Auch im virtuellen Raum sind die Studierenden aktiv und kreativ
Das Seminar auf ein Online-Format umzustellen, hat zunächst die Frage aufgestellt, ob sich das Potenzial des agilen Innovationsansatzes Design Thinking im Hinblick auf seine Handlungsorientierung auch virtuell entfaltet. Wir wurden positiv überrascht, denn auch im virtuellen Raum waren die Studierenden aktiv und vor allem kreativ. Das Seminar wird durchgehend formativ und summativ evaluiert, u.a. durch retrospektive 1:1-Interviews. Studierende empfanden die Reflexionen in den Interviews als zusätzlich lernförderlich, da ihnen so deutlich wurde, welches Mindset und welche Methoden es für innovatives Problemlösen braucht. Der Umgang mit dem Unvertrauten, etwa dem Design Thinking-typischen „Bias to Action“, dem das Seminar durch kurze Input-Phasen seitens der Dozierenden und direkt anschließenden aktiven Konstruktionsphasen folgt, war zunächst herausfordernd für die Studierenden. Im Laufe des Prozesses wurde dies jedoch als besonders „erfrischend“ erlebt. Einige berichten, dass sie Gruppenarbeiten eigentlich ungern durchführen, es ihnen nunmehr mit Design Thinking und der Konzentration auf die synchronen Entwicklungsschritte großen Spaß macht. Andere konnten ihr Methodenwissen in anschließenden Praktika unmittelbar anwenden. Interessant war auch, dass sich die kreative Selbstwirksamkeit der Studierenden im Vergleich der Zeitpunkte vor und nach dem Seminar erhöht hat. Dies ist unter anderem den erwähnten Denkwerkzeugen zu verdanken, durch die sich kreative Denkprozesse steuerbar anregen lassen.
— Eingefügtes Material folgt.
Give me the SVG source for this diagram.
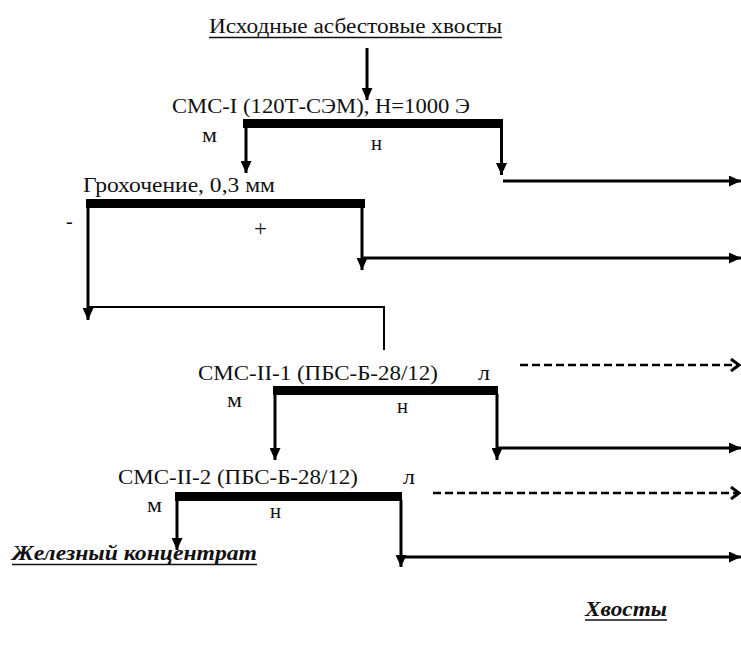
<svg xmlns="http://www.w3.org/2000/svg" width="741" height="663" viewBox="0 0 741 663">
<style>
text{font-family:'Liberation Serif','DejaVu Serif','Noto Serif',Tinos,serif;fill:#111}
.t{font-size:20px}
.s{font-size:20px}
.o{font-size:20px;font-weight:bold;font-style:italic}
.bar{fill:#000}
.c{stroke:#000;stroke-width:3;fill:none}
.thin{stroke:#000;stroke-width:2;fill:none}
.d{stroke:#000;stroke-width:2.5;fill:none;stroke-dasharray:8 4}
.u{stroke:#111;stroke-width:1.5}
</style>
<defs>
<marker id="ah" markerUnits="userSpaceOnUse" markerWidth="12" markerHeight="11" refX="12" refY="5.5" orient="auto">
<path d="M0,0 L12,5.5 L0,11 z" fill="#000"/>
</marker>
<marker id="ch" markerUnits="userSpaceOnUse" markerWidth="12" markerHeight="14" refX="10" refY="7" orient="auto">
<path d="M2,1 L10,7 L2,13" fill="none" stroke="#000" stroke-width="3"/>
</marker>
</defs>
<rect width="741" height="663" fill="#fff"/>

<g id="source">
<text class="t" x="209" y="33" textLength="293" lengthAdjust="spacingAndGlyphs">Исходные асбестовые хвосты</text>
<line class="u" x1="209" y1="37.5" x2="502" y2="37.5"/>
</g>

<g id="sms1">
<text class="t" x="172" y="113" textLength="298" lengthAdjust="spacingAndGlyphs">СМС-I (120Т-СЭМ), Н=1000 Э</text>
<rect class="bar" x="243" y="119" width="260" height="9"/>
<text class="s" x="202" y="142" textLength="15" lengthAdjust="spacingAndGlyphs">м</text>
<text class="s" x="371" y="150" textLength="11" lengthAdjust="spacingAndGlyphs">н</text>
</g>

<g id="screen">
<text class="t" x="83" y="192" textLength="192" lengthAdjust="spacingAndGlyphs">Грохочение, 0,3 мм</text>
<rect class="bar" x="86" y="199" width="279" height="9"/>
<text class="s" x="66" y="228">-</text>
<text x="254" y="236" style="font-size:23px">+</text>
</g>

<g id="sms2-1">
<text class="t" x="198" y="380" textLength="240" lengthAdjust="spacingAndGlyphs">СМС-II-1 (ПБС-Б-28/12)</text>
<text class="s" x="478" y="380" textLength="12" lengthAdjust="spacingAndGlyphs">л</text>
<rect class="bar" x="273" y="386" width="225" height="9"/>
<text class="s" x="227" y="407" textLength="15" lengthAdjust="spacingAndGlyphs">м</text>
<text class="s" x="397" y="413" textLength="11" lengthAdjust="spacingAndGlyphs">н</text>
</g>

<g id="sms2-2">
<text class="t" x="118" y="484" textLength="240" lengthAdjust="spacingAndGlyphs">СМС-II-2 (ПБС-Б-28/12)</text>
<text class="s" x="403" y="484" textLength="12" lengthAdjust="spacingAndGlyphs">л</text>
<rect class="bar" x="175" y="492" width="227" height="9"/>
<text class="s" x="147" y="512" textLength="15" lengthAdjust="spacingAndGlyphs">м</text>
<text class="s" x="270" y="518" textLength="11" lengthAdjust="spacingAndGlyphs">н</text>
</g>

<g id="concentrate">
<text class="o" x="12" y="560" textLength="245" lengthAdjust="spacingAndGlyphs">Железный концентрат</text>
<line class="u" x1="12" y1="564.5" x2="257" y2="564.5"/>
</g>

<g id="tails">
<text class="o" x="585" y="616" textLength="82" lengthAdjust="spacingAndGlyphs">Хвосты</text>
<line class="u" x1="585" y1="620" x2="667" y2="620"/>
</g>

<g id="connectors">
<line class="c" x1="367" y1="48" x2="367" y2="100" marker-end="url(#ah)"/>
<line class="c" x1="246" y1="127" x2="246" y2="173" marker-end="url(#ah)"/>
<line class="c" x1="501.5" y1="127" x2="501.5" y2="175" marker-end="url(#ah)"/>
<line class="c" x1="503" y1="181" x2="741" y2="181" marker-end="url(#ah)"/>
<line class="c" x1="362" y1="207" x2="362" y2="270" marker-end="url(#ah)"/>
<line class="c" x1="363" y1="258" x2="741" y2="258" marker-end="url(#ah)"/>
<line class="c" x1="88" y1="207" x2="88" y2="320" marker-end="url(#ah)"/>
<polyline class="thin" points="89,307 384,307 384,350"/>
<line class="c" x1="275" y1="394" x2="275" y2="460" marker-end="url(#ah)"/>
<line class="c" x1="497" y1="394" x2="497" y2="460" marker-end="url(#ah)"/>
<line class="c" x1="498" y1="448" x2="741" y2="448" marker-end="url(#ah)"/>
<line class="d" x1="520" y1="365" x2="739" y2="365" marker-end="url(#ch)"/>
<line class="c" x1="177" y1="500" x2="177" y2="550" marker-end="url(#ah)"/>
<line class="c" x1="401" y1="500" x2="401" y2="567" marker-end="url(#ah)"/>
<line class="c" x1="402" y1="557" x2="741" y2="557" marker-end="url(#ah)"/>
<line class="d" x1="433" y1="493" x2="739" y2="493" marker-end="url(#ch)"/>
</g>
</svg>
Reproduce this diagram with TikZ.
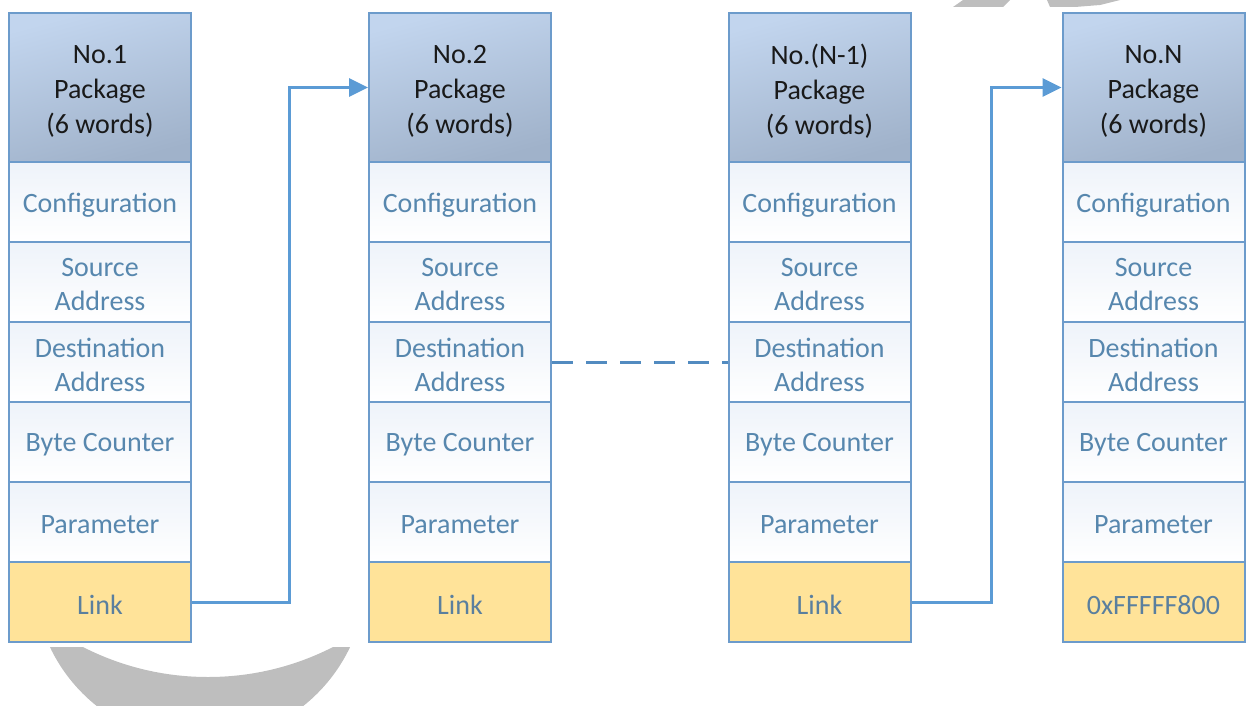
\documentclass[tikz,border=0pt]{standalone}
\usepackage{fontspec}
\setmainfont{Carlito}
\usetikzlibrary{arrows.meta}
\definecolor{bord}{HTML}{6C9BCB}
\definecolor{hdrtop}{HTML}{C2D5EE}
\definecolor{hdrbot}{HTML}{A0B2CA}
\definecolor{rowtop}{HTML}{EEF3FA}
\definecolor{rowtxt}{HTML}{5787AE}
\definecolor{linkfill}{HTML}{FFE399}
\definecolor{linktxt}{HTML}{5A7F9E}
\definecolor{conncol}{HTML}{5B9BD5}
\definecolor{wm}{HTML}{BEBEBE}
\begin{document}
\begin{tikzpicture}[x=1pt,y=-1pt,
  cell/.style={draw=bord, line width=2pt, minimum width=182pt, minimum height=80pt,
    inner sep=0pt},
  hdr/.style={cell, minimum height=149pt, top color=hdrtop, bottom color=hdrbot, shading angle=15},
  rowcell/.style={cell, top color=rowtop, bottom color=white},
  linkcell/.style={cell, fill=linkfill},
  txt/.style={inner sep=0pt, align=center, font=\fontsize{28}{34}\selectfont},
  hdrtxt/.style={txt, text=black!90, font=\fontsize{28}{35}\selectfont},
  rowtext/.style={txt, text=rowtxt},
  linktext/.style={txt, text=linktxt},
  conn/.style={draw=conncol, line width=3pt, -{Triangle[length=19pt,width=18pt]}},
  dashconn/.style={draw=conncol!90!black, line width=3pt, dash pattern=on 21pt off 13pt}]
\useasboundingbox (0,0) rectangle (1249,706);
% watermark
\begin{scope}
  \clip (0,647) rectangle (1249,706);
  \fill[wm, even odd rule] (200,576) circle[radius=166pt] (208,402) circle[radius=275pt];
\end{scope}
\fill[wm] (963,0) -- (1010,0) -- (1003,7) -- (953,7) -- cycle;
\fill[wm] (1047,0) -- (1120,0) -- (1100,5) -- (1075,7) -- (1050,7) -- cycle;
% columns
\foreach \i/\x/\t/\lk in {1/100/{No.1}/Link, 2/460/{No.2}/Link, 3/819.5/{No.(N-1)}/Link, 4/1153.5/{No.N}/0xFFFFF800}{
  \node[hdr] (h\i) at (\x,87.5) {};
  \node[rowcell] (c\i) at (\x,202) {};
  \node[rowcell] (s\i) at (\x,282) {};
  \node[rowcell] (d\i) at (\x,362) {};
  \node[rowcell] (b\i) at (\x,442) {};
  \node[rowcell] (p\i) at (\x,522) {};
  \node[linkcell] (l\i) at (\x,602) {};
  \node[hdrtxt] (ht\i) at ([yshift=-4pt]h\i.center) {\t\\Package\\(6 words)};
  \node[rowtext] (ct\i) at ([yshift=-3pt]c\i.center) {Configuration};
  \node[rowtext] (st\i) at ([yshift=-3pt]s\i.center) {Source\\Address};
  \node[rowtext] (dt\i) at ([yshift=-3pt]d\i.center) {Destination\\Address};
  \node[rowtext] (bt\i) at ([yshift=-3pt]b\i.center) {Byte Counter};
  \node[rowtext] (pt\i) at ([yshift=-3pt]p\i.center) {Parameter};
  \node[linktext] (lt\i) at ([yshift=-3pt]l\i.center) {\lk};
}
\coordinate (v1) at (289,0);
\coordinate (v2) at (991,0);
\draw[conn] (l1.east) -- (l1.east -| v1) |- (h2.west);
\draw[conn] (l3.east) -- (l3.east -| v2) |- (h4.west);
\draw[dashconn] (d2.east) -- (d3.west);
\end{tikzpicture}
\end{document}
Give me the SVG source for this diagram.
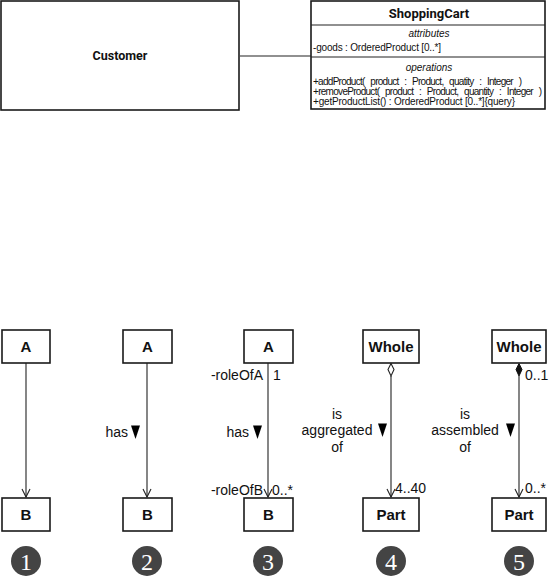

Studierende zeigen hohe Empathie
Insgesamt zeigen die Studierenden eine hohe Empathie mit den Betroffenen der Problemszenarien und identifizieren sich mit den durch ihr Team entwickelten innovativen Problemlösungen. Die Entwicklung „echter“ Lösungen für reale Probleme wird als Erfolgserlebnis gewertet.
Öffnung für alle Studienfächer
Um der Multidisziplinarität als zentralem Erfolgsfaktor im Design Thinking Rechnung zu tragen, haben wir das Seminar im Sommersemester 2021 für Studierende aller Studienfächer geöffnet. Nach erfolgreicher Pilotierung wird dies in den zukünftigen Semestern das vorherrschende Modell sein. Auf diese Weise können fakultätsübergreifende Studierenden-Teams voneinander lernen, ihre Innovations- und Kollaborationskompetenzen steigern und – ganz idealistisch gesprochen – sich sogar für potenzielle gemeinsame Ausgründungen früh vernetzen.